** start Data provided **
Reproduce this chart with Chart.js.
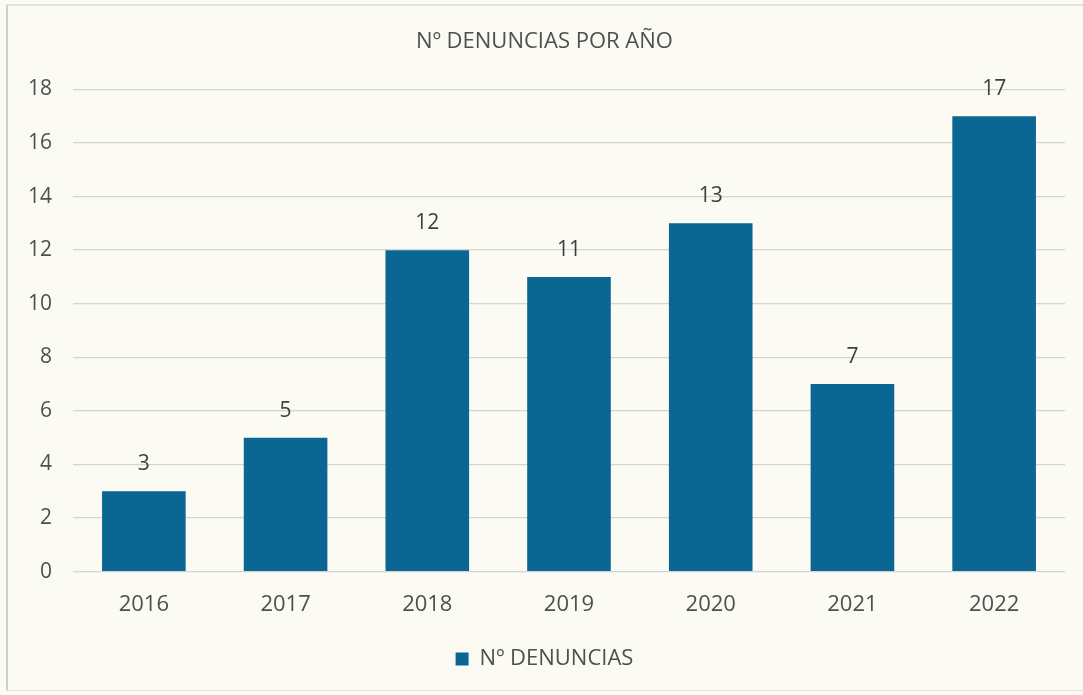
<!DOCTYPE html>
<html>
<head>
<meta charset="utf-8">
<script src="https://cdn.jsdelivr.net/npm/chart.js@4.4.1/dist/chart.umd.min.js"></script>
<style>
  html, body { margin: 0; padding: 0; background: #fbfbf4; }
  .wrap { position: relative; width: 1083px; height: 695px; }
  .frame {
    position: absolute; left: 6px; top: 4px; width: 1090px; height: 684px;
    border-left: 2px solid #cfcfcb; border-top: 2px solid #e2e2de; border-bottom: 1px solid #e6e6e2;
  }
</style>
</head>
<body>
<div class="wrap">
  <div class="frame"></div>
  <canvas id="chart"></canvas>
</div>
<script>
const years = ['2016', '2017', '2018', '2019', '2020', '2021', '2022']
const denuncias = [3, 5, 12, 11, 13, 7, 17]
const yTicks = [0, 2, 4, 6, 8, 10, 12, 14, 16, 18]

const FONT = "'Open Sans', 'Noto Sans', sans-serif"
const GREY = '#4f4f4f'

// draws the value above each bar
const valueLabels = {
  id: 'valueLabels',
  afterDatasetsDraw(chart) {
    const ctx = chart.ctx
    const meta = chart.getDatasetMeta(0)
    ctx.save()
    ctx.font = '21px ' + FONT
    ctx.fillStyle = '#3f3f3f'
    ctx.textAlign = 'center'
    ctx.textBaseline = 'middle'
    meta.data.forEach((bar, i) => {
      ctx.fillText(String(chart.data.datasets[0].data[i]), bar.x, bar.y - 27)
    })
    ctx.restore()
  },
}

new Chart(document.getElementById('chart'), {
  type: 'bar',
  data: {
    labels: years,
    datasets: [
      {
        label: 'Nº DENUNCIAS',
        data: denuncias,
        backgroundColor: '#0b6694',
        categoryPercentage: 1,
        barPercentage: 0.59,
      },
    ],
  },
  options: {
    responsive: true,
    maintainAspectRatio: false,
    animation: false,
    layout: { padding: { left: 24, right: 18, top: 0, bottom: 15 } },
    scales: {
      x: {
        grid: { display: false, drawTicks: false },
        border: { display: false },
        ticks: { color: GREY, font: { family: FONT, size: 22 }, padding: 20 },
      },
      y: {
        min: 0,
        max: 18,
        afterBuildTicks: (axis) => {
          axis.ticks = yTicks.map((v) => ({ value: v }))
        },
        afterFit: (axis) => {
          axis.width = 49
        },
        grid: { color: '#d4d4d0', lineWidth: 1.3, drawTicks: false },
        border: { display: false },
        ticks: { color: GREY, font: { family: FONT, size: 21 }, padding: 21 },
      },
    },
    plugins: {
      title: {
        display: true,
        text: 'Nº DENUNCIAS POR AÑO',
        color: GREY,
        font: { family: FONT, size: 22, weight: 'normal' },
        padding: { top: 29, bottom: 34 },
      },
      legend: {
        position: 'bottom',
        labels: {
          color: GREY,
          font: { family: FONT, size: 22 },
          boxWidth: 13,
          boxHeight: 13,
          padding: 10,
        },
      },
      tooltip: { enabled: false },
    },
  },
  plugins: [valueLabels],
})
</script>
</body>
</html>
** end Data provided **
[Written exercise]:
Write out the material above again, word for word, minus its pictures.

[Answer in full]:
Reproduce this chart with Chart.js.
<!DOCTYPE html>
<html>
<head>
<meta charset="utf-8">
<script src="https://cdn.jsdelivr.net/npm/chart.js@4.4.1/dist/chart.umd.min.js"></script>
<style>
  html, body { margin: 0; padding: 0; background: #fbfbf4; }
  .wrap { position: relative; width: 1083px; height: 695px; }
  .frame {
    position: absolute; left: 6px; top: 4px; width: 1090px; height: 684px;
    border-left: 2px solid #cfcfcb; border-top: 2px solid #e2e2de; border-bottom: 1px solid #e6e6e2;
  }
</style>
</head>
<body>
<div class="wrap">
  <div class="frame"></div>
  <canvas id="chart"></canvas>
</div>
<script>
const years = ['2016', '2017', '2018', '2019', '2020', '2021', '2022']
const denuncias = [3, 5, 12, 11, 13, 7, 17]
const yTicks = [0, 2, 4, 6, 8, 10, 12, 14, 16, 18]

const FONT = "'Open Sans', 'Noto Sans', sans-serif"
const GREY = '#4f4f4f'

// draws the value above each bar
const valueLabels = {
  id: 'valueLabels',
  afterDatasetsDraw(chart) {
    const ctx = chart.ctx
    const meta = chart.getDatasetMeta(0)
    ctx.save()
    ctx.font = '21px ' + FONT
    ctx.fillStyle = '#3f3f3f'
    ctx.textAlign = 'center'
    ctx.textBaseline = 'middle'
    meta.data.forEach((bar, i) => {
      ctx.fillText(String(chart.data.datasets[0].data[i]), bar.x, bar.y - 27)
    })
    ctx.restore()
  },
}

new Chart(document.getElementById('chart'), {
  type: 'bar',
  data: {
    labels: years,
    datasets: [
      {
        label: 'Nº DENUNCIAS',
        data: denuncias,
        backgroundColor: '#0b6694',
        categoryPercentage: 1,
        barPercentage: 0.59,
      },
    ],
  },
  options: {
    responsive: true,
    maintainAspectRatio: false,
    animation: false,
    layout: { padding: { left: 24, right: 18, top: 0, bottom: 15 } },
    scales: {
      x: {
        grid: { display: false, drawTicks: false },
        border: { display: false },
        ticks: { color: GREY, font: { family: FONT, size: 22 }, padding: 20 },
      },
      y: {
        min: 0,
        max: 18,
        afterBuildTicks: (axis) => {
          axis.ticks = yTicks.map((v) => ({ value: v }))
        },
        afterFit: (axis) => {
          axis.width = 49
        },
        grid: { color: '#d4d4d0', lineWidth: 1.3, drawTicks: false },
        border: { display: false },
        ticks: { color: GREY, font: { family: FONT, size: 21 }, padding: 21 },
      },
    },
    plugins: {
      title: {
        display: true,
        text: 'Nº DENUNCIAS POR AÑO',
        color: GREY,
        font: { family: FONT, size: 22, weight: 'normal' },
        padding: { top: 29, bottom: 34 },
      },
      legend: {
        position: 'bottom',
        labels: {
          color: GREY,
          font: { family: FONT, size: 22 },
          boxWidth: 13,
          boxHeight: 13,
          padding: 10,
        },
      },
      tooltip: { enabled: false },
    },
  },
  plugins: [valueLabels],
})
</script>
</body>
</html>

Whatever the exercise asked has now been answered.